Input: ([("add", 1, 0, 5), ("add", 2, 5, 10), ("query", 10)],)
Expected Output: [1]
Explanation: End times are exclusive. Driver 1 is inactive at time 5, exactly when driver 2 becomes active, so the peak is never 2.
Input: ([("add", 1, 0, 30), ("query", 15), ("add", 2, 10, 20), ("query", 15)],)
Expected Output: [1, 2]
Explanation: Queries are processed in stream order. The first query sees only driver 1. The second query uses the same T but also sees driver 2's later insertion, so the peak becomes 2.
Input: ([("query", 0), ("add", 1, -30, -10), ("add", 2, -5, 5), ("query", 0)],)
Expected Output: [0, 1]
Explanation: The first query has no inserted intervals yet, so the answer is 0. For the second query, the window is [-24, 0): driver 1 is active on [-24, -10) and driver 2 on [-5, 0), so the peak is 1.
Solution
def solution(operations):
from bisect import bisect_left
has_query = False
coords = []
for op in operations:
if op[0] == 'add':
_, driver_id, start, end = op
coords.append(start)
coords.append(end)
else:
has_query = True
_, t = op
coords.append(t - 24)
coords.append(t)
if not has_query:
return []
coords = sorted(set(coords))
index = {x: i for i, x in enumerate(coords)}
nseg = len(coords) - 1
if nseg <= 0:
return [0 for op in operations if op[0] == 'query']
size = 1
while size < nseg:
size <<= 1
tree = [0] * (size * 2)
lazy = [0] * (size * 2)
def apply(node, val):
tree[node] += val
lazy[node] += val
def push(node):
if lazy[node]:
apply(node * 2, lazy[node])
apply(node * 2 + 1, lazy[node])
lazy[node] = 0
def range_add(node, left, right, ql, qr, val):
if ql >= right or qr <= left:
return
if ql <= left and right <= qr:
apply(node, val)
return
push(node)
mid = (left + right) // 2
range_add(node * 2, left, mid, ql, qr, val)
range_add(node * 2 + 1, mid, right, ql, qr, val)
tree[node] = tree[node * 2] if tree[node * 2] >= tree[node * 2 + 1] else tree[node * 2 + 1]
def range_max(node, left, right, ql, qr):
if ql >= right or qr <= left:
return 0
if ql <= left and right <= qr:
return tree[node]
push(node)
mid = (left + right) // 2
a = range_max(node * 2, left, mid, ql, qr)
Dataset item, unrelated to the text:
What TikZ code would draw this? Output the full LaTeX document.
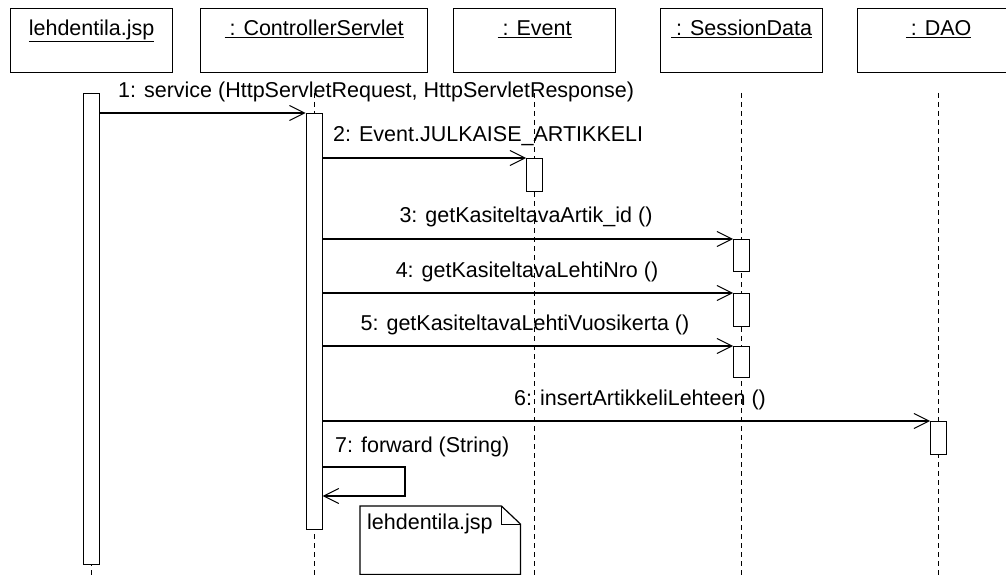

b = range_max(node * 2 + 1, mid, right, ql, qr)
return a if a >= b else b
def add_interval(intervals, start, end):
i = bisect_left(intervals, (start, -10**30))
left = i
if left > 0 and intervals[left - 1][1] >= start:
left -= 1
uncovered = []
cur = start
n = len(intervals)
j = left
while j < n and intervals[j][0] <= end:
a, b = intervals[j]
if b < start:
j += 1
continue
if a > cur:
gap_end = a if a < end else end
if cur < gap_end:
uncovered.append((cur, gap_end))
if b > cur:
cur = b
if cur >= end:
break
j += 1
if cur < end:
uncovered.append((cur, end))
new_start, new_end = start, end
j = left
while j < n and intervals[j][0] <= new_end:
a, b = intervals[j]
if b < new_start:
j += 1
continue
if a < new_start:
new_start = a
if b > new_end:
new_end = b
j += 1
intervals[left:j] = [(new_start, new_end)]
return uncovered
merged = {}
answers = []
for op in operations:
if op[0] == 'add':
_, driver_id, start, end = op
intervals = merged.setdefault(driver_id, [])
for a, b in add_interval(intervals, start, end):
l = index[a]
r = index[b]
if l < r:
range_add(1, 0, size, l, r, 1)
else:
_, t = op
l = index[t - 24]
r = index[t]
answers.append(0 if l >= r else range_max(1, 0, size, l, r))
return answersTime complexity: Preprocessing coordinate compression takes O(U log U), where U is the number of unique timestamps from interval endpoints and query boundaries. Each add operation takes O(log k + m + p log U), where k is the number of merged intervals for that driver, m is the number of that driver's merged intervals touched/overlapped by the new interval, and p is the number of newly uncovered pieces produced by that insert. Each query takes O(log U).. Space complexity: O(U + total_merged_intervals_across_all_drivers).
Hints
- A single driver must never be counted twice at the same time. Maintain each driver's coverage as a sorted list of merged intervals, and when a new interval arrives, only add the parts not already covered by that driver.
- After coordinate compression, every newly uncovered sub-interval becomes a range +1 update on a segment tree, and every query becomes a range maximum query on [T - 24, T).